A: Earliest memory, what is my earliest memory. I come from a family/ I’m the fifth of six kids and so there are a lot of things that I don’t remember but I have images in my head because I have stories that are told about them, so sorry I was just kind of trying to dig through all of the images that aren’t really memories down to actual memory.
ooh I’m going further back…
It would have been at the house I was born in and we moved from that house when I was about five and, actually I have a few memories of that house. One of the most distinct ones is when I split my head open, I was sitting backward on a couch and then all of a sudden my head was down on the wooden ottoman that we had, I had split the back of my head open. I remember my dad picking me up and running me over to the sink and turning on the hot water and trying to wash the blood away. I remember I was wearing a sweatshirt, some certain specific sweatshirt that I really loved and I was so upset because I didn’t want to get blood on it. My dad was like, “THAT DOESN’T MATTER!”
A babysitter was just leaving, my dad had just gotten home, I don’t know where my mom was or my little brother, but the baby sitter had been watching me and as she was leaving I turned around on the couch and I had been talking to her as she was standing by the door. She was with us in the bathroom like, “WHAT DO I DO? AAH!” Yeah I think that’s my earliest memory.
Q: How old were you at that point?
A: Four. Yeah.
Q: So just right before you moved. What’s one thing you’ve done in your life that you’re proud of having done?
A: Luckily there’s a few things in that category. I’m proud of getting creative work published, that’s probably the thing I’m most proud of myself for. I’m proud of myself for finishing my masters. Um, and for teaching, because teaching is hard and emotionally exhausting.
Q: Did you always think that you were going to be a teacher?

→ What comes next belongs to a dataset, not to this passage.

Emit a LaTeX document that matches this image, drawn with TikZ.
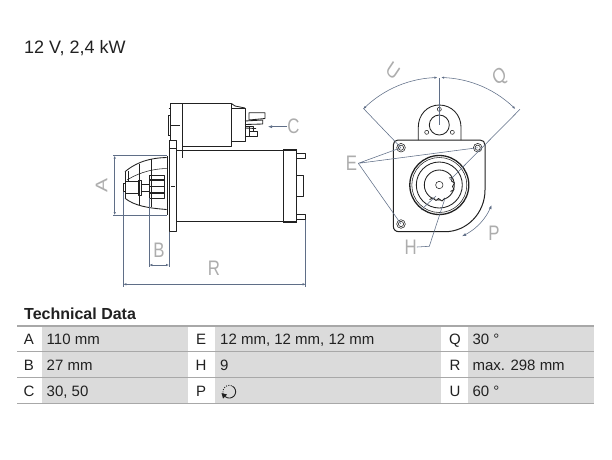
\documentclass[tikz,border=0pt]{standalone}
\usepackage{fontspec}
\setmainfont{Liberation Sans}
\usetikzlibrary{arrows.meta}
\definecolor{ink}{gray}{0.13}
\definecolor{dimc}{RGB}{95,110,135}
\definecolor{lab}{gray}{0.68}
\definecolor{cellg}{gray}{0.86}
\definecolor{ruleg}{gray}{0.66}
\tikzset{
 part/.style={draw=ink,line width=0.85pt,line join=round},
 thin part/.style={draw=ink,line width=0.55pt},
 heavy/.style={draw=ink,line width=1.3pt},
 dimline/.style={draw=dimc,line width=0.55pt},
 dimarrow/.style={dimline,{Latex[length=3pt,width=2.4pt]}-{Latex[length=3pt,width=2.4pt]}},
 leader/.style={dimline},
 biglabel/.style={text=lab,font=\fontsize{21}{21}\selectfont,inner sep=0pt,xscale=0.8},
 cell/.style={fill=cellg,draw=none},
 rulel/.style={draw=ruleg,line width=1.4pt},
 key/.style={text=ink,font=\fontsize{15}{17}\selectfont,inner sep=0pt,anchor=base},
 val/.style={text=ink,font=\fontsize{15}{17}\selectfont,inner sep=0pt,anchor=base west},
}
\begin{document}
\begin{tikzpicture}[x=1pt,y=-1pt]
\useasboundingbox (0,0) rectangle (612,459);
\fill[white] (0,0) rectangle (612,459);
\node[anchor=base west,text=ink,inner sep=0pt,font=\fontsize{18}{20}\selectfont] (title) at (24,53.5) {12 V, 2,4 kW};

% ---------- side view: solenoid
\draw[part] (170,103.7) -- (231.7,103.7) -- (231.7,146) -- (182,146);
\draw[part] (170,103.7) -- (170,140);
\draw[part] (182,103.7) -- (182,157.5);
\draw[part] (231.7,108) -- (245,108) -- (245,141.7) -- (231.7,141.7);
\draw[part] (231.7,103.7) -- (235,106) -- (245,108);
\draw[thin part] (168.5,108) -- (170,108) (168.5,115) rectangle (170,135);
\draw[thin part] (170,125) -- (180,125);
\draw[part] (249,112.7) -- (265,112.7) -- (265,118.5) -- (249,120) -- cycle;
\draw[part] (245,121) -- (262.7,120) -- (262.7,124) -- (245,124.5);
\draw[part] (245,126) -- (253,126) -- (253,131) (249,127) -- (249,131.5);
\draw[part] (249,131.7) -- (257.7,131.7) -- (257.7,136.7) -- (249,136.7) -- cycle;
\draw[part] (245,136.5) -- (250,136.5) (245,128) -- (256,128.5);

% ---------- side view: motor
\draw[part] (169,140) rectangle (176.7,231.7);
\draw[thin part] (169,148) -- (176,148) (171,186) -- (175,186);
\draw[part] (176.7,150.3) -- (283.3,150.3);
\draw[part] (176.7,221.7) -- (283.3,221.7);
\draw[heavy] (283.3,150) rectangle (296.7,222);
\draw[part] (296.7,153.3) -- (305.7,153.3) -- (305.7,158.3) -- (296.7,158.3);
\draw[part] (296.7,214.3) -- (305.7,214.3) -- (305.7,219.3) -- (296.7,219.3);
\draw[part] (296.7,175) -- (303.3,175) -- (303.3,196.7) -- (296.7,196.7);

% ---------- side view: drive nose
\draw[heavy] (167.5,156) -- (167.5,215);
\draw[part] (125,171.7) .. controls (133,165) and (145,158) .. (166.7,157.5);
\draw[part] (125,198.3) .. controls (135,206) and (148,208) .. (166.7,209.5);
\draw[part] (125,171.7) -- (125,198.3);
\draw[thin part] (127,180) .. controls (135,175) and (148,169) .. (166.7,168.5);
\draw[thin part] (139,163.5) -- (139,205) (151.7,159) -- (151.7,207) (128,171) -- (128,181);
\draw[part] (125,181.7) -- (138.3,181.7) -- (138.3,193.3) -- (125,193.3);
\draw[part] (123.3,183) rectangle (125,191.5);
\draw[part] (138.3,180) rectangle (141.5,195);
\draw[part] (141.5,184) -- (149.5,184) (141.5,191) -- (149.5,191);
\draw[part] (149.3,175) rectangle (164,198.5);
\draw[line width=1.5pt,draw=ink] (150,180) -- (164,180) (150,186.5) -- (164,186.5) (150,193) -- (164,193);

% ---------- side view: dimensions
\coordinate (aT) at (113,155.7); \coordinate (aTe) at (167,155.7);
\coordinate (aB) at (113,215); \coordinate (aBe) at (167,215);
\coordinate (aTa) at (114.7,155.7); \coordinate (aBa) at (114.7,215);
\draw[dimline] (aT) -- (aTe) (aB) -- (aBe);
\draw[dimarrow] (aTa) -- (aBa);
\coordinate (bL) at (149.3,265); \coordinate (bR) at (169,265);
\coordinate (bLt) at (149.3,198); \coordinate (bRt) at (169,232);
\draw[dimline] (bLt) -- (149.3,267) (bRt) -- (169,267);
\draw[dimarrow] (bL) -- (bR);
\coordinate (rL) at (123.3,284.3); \coordinate (rR) at (305.7,284.3);
\coordinate (rLt) at (123.3,192); \coordinate (rRt) at (305.7,219.5);
\draw[dimline] (rLt) -- (123.3,286.5) (rRt) -- (305.7,286.5);
\draw[dimarrow] (rL) -- (rR);
\node[biglabel,rotate=90] (lA) at (101.7,185) {A};
\node[biglabel] (lB) at (159,250) {B};
\node[biglabel] (lR) at (214,268) {R};
\node[biglabel] (lC) at (293.5,126.7) {C};
\coordinate (cTip) at (268,126.7); \coordinate (cEnd) at (287,126.7);
\draw[dimline,-{Latex[length=4pt,width=3pt]}] (cEnd) -- (cTip);

% ---------- end view: housing
\draw[part] (418.3,140) -- (418.3,127) .. controls (418.3,115) and (427,105) .. (439.3,105)
  .. controls (451.7,105) and (461,115) .. (461,127) -- (461,140);
\draw[part] (439.3,125) circle[radius=10];
\draw[thin part] (439.3,109.3) circle[radius=2] (426.7,132.3) circle[radius=2] (452.3,132.3) circle[radius=2];
\draw[part,line width=1pt] (398,140) -- (480,140) .. controls (483,140) and (485,142) .. (485,145)
  -- (485,190) .. controls (485,213) and (467,231.7) .. (445,231.7)
  -- (399,231.7) .. controls (395.5,231.7) and (393.3,229.5) .. (393.3,226)
  -- (393.3,145) .. controls (393.3,142) and (395,140) .. (398,140) -- cycle;
\foreach \hx/\hy in {401/147.7,477.7/147.7,401/224}{
  \draw[thin part] (\hx,\hy) circle[radius=4.3];
  \draw[thin part] (\hx,\hy) circle[radius=2.6];
}
\draw[heavy] (439.3,185) circle[radius=29.5];
\draw[thin part] (439.3,185) circle[radius=27.5];
\draw[part] (439.3,185) circle[radius=23];
\draw[part] (439.3,185) circle[radius=15];
\draw[thin part] (439.3,185) circle[radius=3.7];
% pinion teeth
\draw[part,fill=white] (449,178) -- (452.5,177.5) -- (451.5,181) -- (454.5,183) -- (452.5,186.5) -- (454,189.5) -- (450.5,191.5);
\draw[part,fill=white] (445,198) -- (442,201) -- (438.5,198.5) -- (436,200.5) -- (433,198) -- (429.5,199.5);

% ---------- end view: dimension lines
\coordinate (uEnd) at (363.3,108.3);
\coordinate (qEnd) at (520,109.3);
\coordinate (arcTop) at (439.3,78);
\coordinate (h1) at (401,147.7); \coordinate (h2) at (477.7,147.7); \coordinate (h3) at (401,224);
\draw[leader] (uEnd) -- (h1);
\draw[leader] (qEnd) -- (450,180);
\draw[leader] (421,210) -- (436,196);
\draw[leader] (arcTop) -- (439.3,125);
\draw[dimline,{Latex[length=3pt,width=2.4pt]}-{Latex[length=3pt,width=2.4pt]}]
  plot[domain=225:269,samples=24] ({439.3+107.5*cos(\x)},{185+107.5*sin(\x)});
\draw[dimline,{Latex[length=3pt,width=2.4pt]}-{Latex[length=3pt,width=2.4pt]}]
  plot[domain=271:315,samples=24] ({439.3+107.5*cos(\x)},{185+107.5*sin(\x)});
\node[biglabel,rotate=-40] (lU) at (393,70.7) {U};
\node[biglabel,rotate=35] (lQ) at (500,77) {Q};
\node[biglabel] (lE) at (351.5,163) {E};
\coordinate (eJoin) at (358.3,163.3);
\draw[leader] (eJoin) -- (h1) (eJoin) -- (h2) (eJoin) -- (h3);
\node[biglabel] (lH) at (410.7,247) {H};
\coordinate (hTip) at (445,198.3); \coordinate (hKnee) at (429.3,246.3);
\draw[leader] (lH.east) -- (hKnee) -- (hTip);
\node[biglabel] (lP) at (494,233) {P};
\draw[dimline,{Latex[length=4pt,width=3pt]}-{Latex[length=4pt,width=3pt]}]
  plot[domain=21:66,samples=24] ({439.3+56*cos(\x)},{185+56*sin(\x)});

% ---------- table
\node[anchor=base west,inner sep=0pt,text=ink,font=\bfseries\fontsize{16}{18}\selectfont] (tech) at (24,319.5) {Technical Data};
\fill[cell] (42.3,326) rectangle (187.7,403.3);
\fill[cell] (215,326) rectangle (440.7,403.3);
\fill[cell] (468.3,326) rectangle (594,403.3);
\foreach \ry in {326,351.7,377.7,403.3}{\draw[rulel] (17,\ry) -- (594,\ry);}

\node[key] (kA) at (29,344.5) {A};   \node[val] (vA) at (46.5,344.5) {110 mm};
\node[key] (kB) at (29,370.5) {B};   \node[val] (vB) at (46.5,370.5) {27 mm};
\node[key] (kC) at (29,396) {C};   \node[val] (vC) at (46.5,396) {30, 50};
\node[key] (kE) at (201,344.5) {E};  \node[val] (vE) at (220,344.5) {12 mm, 12 mm, 12 mm};
\node[key] (kH) at (201,370.5) {H};  \node[val] (vH) at (220,370.5) {9};
\node[key] (kP) at (201,396) {P};
\node[key] (kQ) at (455,344.5) {Q};  \node[val] (vQ) at (472.3,344.5) {30 °};
\node[key] (kR) at (455,370.5) {R};  \node[val] (vR) at (472.3,370.5) {max. 298 mm};
\node[key] (kU) at (455,396) {U};  \node[val] (vU) at (472.3,396) {60 °};
% rotation icon
\draw[draw=ink,line width=0.9pt]
  plot[domain=-60:130,samples=24] ({229.3+6.3*cos(\x)},{391.7+6.3*sin(\x)});
\draw[draw=ink,line width=0.9pt,dash pattern=on 1pt off 1.4pt]
  plot[domain=130:300,samples=24] ({229.3+6.3*cos(\x)},{391.7+6.3*sin(\x)});
\fill[ink] (221.5,393) -- (227,394.5) -- (223,398.5) -- cycle;
\end{tikzpicture}
\end{document}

A: No, not at all. I wanted to be a teacher when I was a kid for a few years, because I really liked my teachers and I really sort of respected what they did and I liked school, I thought it was cool. But then I got a little bit older and I think that my peers attitudes toward school and teachers sort of effected me and sort of convinced me that I didn’t want to be a teacher. I’m not positive if that’s what it was but I think it had something to do with it, because I still held high regard for my teachers, but somewhere along the line I changed my mind and I think part of it was the respect I saw my peers giving my teachers, or the lack of it, and I went “Oh, I do not want to be treated like that.” and then I finished my masters program and my last semester one of my professors said, “what are you gonna do?” and I said, “I dunno get a restaurant job?” and she said, “You should teach, I think you’d be really good at it. and you’d like it. and I was like, “[groaning noise] I don’t know I don’t know I don’t know.” and she said, “look, just do one semester, just try one semester.”
And I got hired into the department before I even graduated because I was in the department and she knew my work really well. So she had me in front of a class before I’d even finished my degree and we were like “alright one semester.” and then I taught that one semester and I said, “Ok this is what I want to keep doing, I want to do this forever.”

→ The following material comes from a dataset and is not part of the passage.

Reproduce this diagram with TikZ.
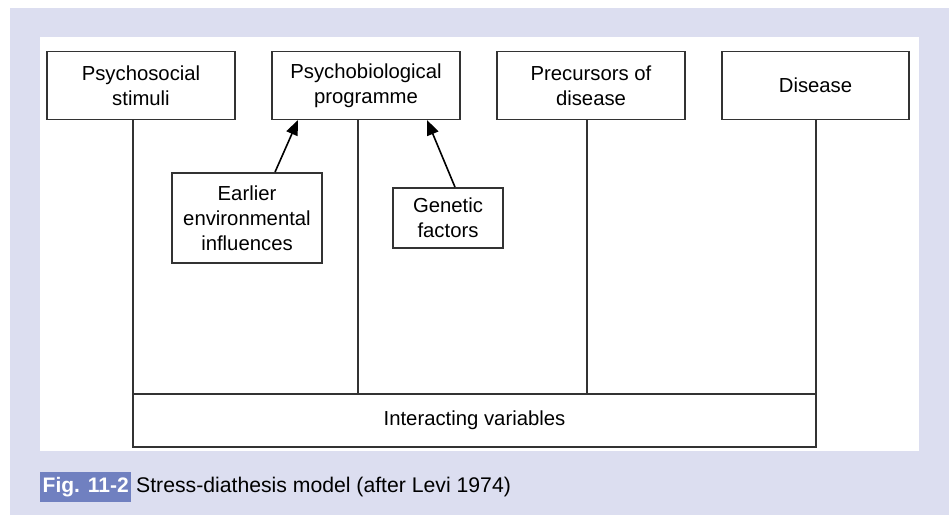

So I thought I wouldn’t be a teacher for like fifteen years and then it flipped around on me and I became a teacher.
Q: Ok, going kind of a different direction, what does hate look like to you?

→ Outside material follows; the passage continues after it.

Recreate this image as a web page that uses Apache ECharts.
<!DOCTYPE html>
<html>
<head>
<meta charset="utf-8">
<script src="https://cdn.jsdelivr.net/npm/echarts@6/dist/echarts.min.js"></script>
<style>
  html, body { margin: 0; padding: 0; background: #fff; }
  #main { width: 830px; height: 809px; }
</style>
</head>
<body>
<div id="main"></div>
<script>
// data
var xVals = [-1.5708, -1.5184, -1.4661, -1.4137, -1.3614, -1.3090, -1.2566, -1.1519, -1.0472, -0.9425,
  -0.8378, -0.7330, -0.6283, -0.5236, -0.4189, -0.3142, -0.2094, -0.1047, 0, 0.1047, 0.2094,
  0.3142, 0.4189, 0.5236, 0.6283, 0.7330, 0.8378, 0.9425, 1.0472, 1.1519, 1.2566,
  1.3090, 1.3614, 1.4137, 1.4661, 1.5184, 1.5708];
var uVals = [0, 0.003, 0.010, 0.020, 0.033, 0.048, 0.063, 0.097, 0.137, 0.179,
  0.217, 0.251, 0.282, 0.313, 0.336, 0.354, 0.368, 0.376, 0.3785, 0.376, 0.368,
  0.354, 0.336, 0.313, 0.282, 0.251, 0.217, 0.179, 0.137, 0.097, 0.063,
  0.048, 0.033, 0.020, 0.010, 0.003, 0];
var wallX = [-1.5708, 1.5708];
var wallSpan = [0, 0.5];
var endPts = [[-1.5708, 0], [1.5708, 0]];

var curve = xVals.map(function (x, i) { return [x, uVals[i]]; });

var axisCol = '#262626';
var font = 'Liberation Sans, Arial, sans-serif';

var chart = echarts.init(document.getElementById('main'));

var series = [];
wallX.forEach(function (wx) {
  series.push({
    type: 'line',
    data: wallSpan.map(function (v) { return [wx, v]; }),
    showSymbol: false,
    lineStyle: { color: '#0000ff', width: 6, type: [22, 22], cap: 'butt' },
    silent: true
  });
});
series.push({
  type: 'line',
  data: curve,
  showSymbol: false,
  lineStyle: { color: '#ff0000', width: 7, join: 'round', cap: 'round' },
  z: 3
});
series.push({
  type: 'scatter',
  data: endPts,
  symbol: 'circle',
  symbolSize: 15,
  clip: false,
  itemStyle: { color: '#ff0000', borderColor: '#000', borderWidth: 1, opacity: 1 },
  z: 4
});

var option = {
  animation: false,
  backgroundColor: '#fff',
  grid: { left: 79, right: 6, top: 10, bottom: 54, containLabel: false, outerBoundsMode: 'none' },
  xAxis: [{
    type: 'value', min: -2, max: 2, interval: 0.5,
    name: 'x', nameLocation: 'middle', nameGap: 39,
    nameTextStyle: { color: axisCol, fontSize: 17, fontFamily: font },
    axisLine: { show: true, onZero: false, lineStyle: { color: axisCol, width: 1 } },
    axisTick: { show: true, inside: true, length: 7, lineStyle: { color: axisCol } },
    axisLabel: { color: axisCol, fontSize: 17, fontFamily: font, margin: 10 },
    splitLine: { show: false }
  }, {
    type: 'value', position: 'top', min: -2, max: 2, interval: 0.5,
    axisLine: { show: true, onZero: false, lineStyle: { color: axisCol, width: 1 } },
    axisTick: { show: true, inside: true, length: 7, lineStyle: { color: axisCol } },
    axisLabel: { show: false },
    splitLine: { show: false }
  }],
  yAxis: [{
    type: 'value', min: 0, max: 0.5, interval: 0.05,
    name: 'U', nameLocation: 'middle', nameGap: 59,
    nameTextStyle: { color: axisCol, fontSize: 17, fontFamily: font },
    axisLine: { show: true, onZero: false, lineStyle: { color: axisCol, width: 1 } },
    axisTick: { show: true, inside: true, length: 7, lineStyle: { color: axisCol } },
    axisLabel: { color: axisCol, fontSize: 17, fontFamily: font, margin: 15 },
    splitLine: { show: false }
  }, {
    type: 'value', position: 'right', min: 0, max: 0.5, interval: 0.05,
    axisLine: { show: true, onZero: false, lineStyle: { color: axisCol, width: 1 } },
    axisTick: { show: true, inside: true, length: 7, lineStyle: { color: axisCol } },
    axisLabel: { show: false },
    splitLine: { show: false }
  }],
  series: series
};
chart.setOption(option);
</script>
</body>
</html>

A: Hate is red and inky black. Hate is angry eyes. When you said it an image popped into my head and I’m just trying to describe that image. Yeah. Angry eyes, Angry bloodshot eyes. Red and black, like glaring.
Q: What about love?
A: Mmmm love is soft. Love is like, whites and blues and reds. Not patriotically, but like soft blues and really soft off whites. It’s like soft and round. It also looks like my husband, but in a different way, sort of two different permutations, but totally looks like my husband. I see him all around. Him and colors and shapes.
Q: If you could say one thing anonymously to a large group of people what would you say?
A: Shut up and love each other. That’s about what I want to tell people most of the time. Just shut the fuck up, get over the petty shit and just love each other. That sounds a little cheesy but just like get over the bullshit… yeah.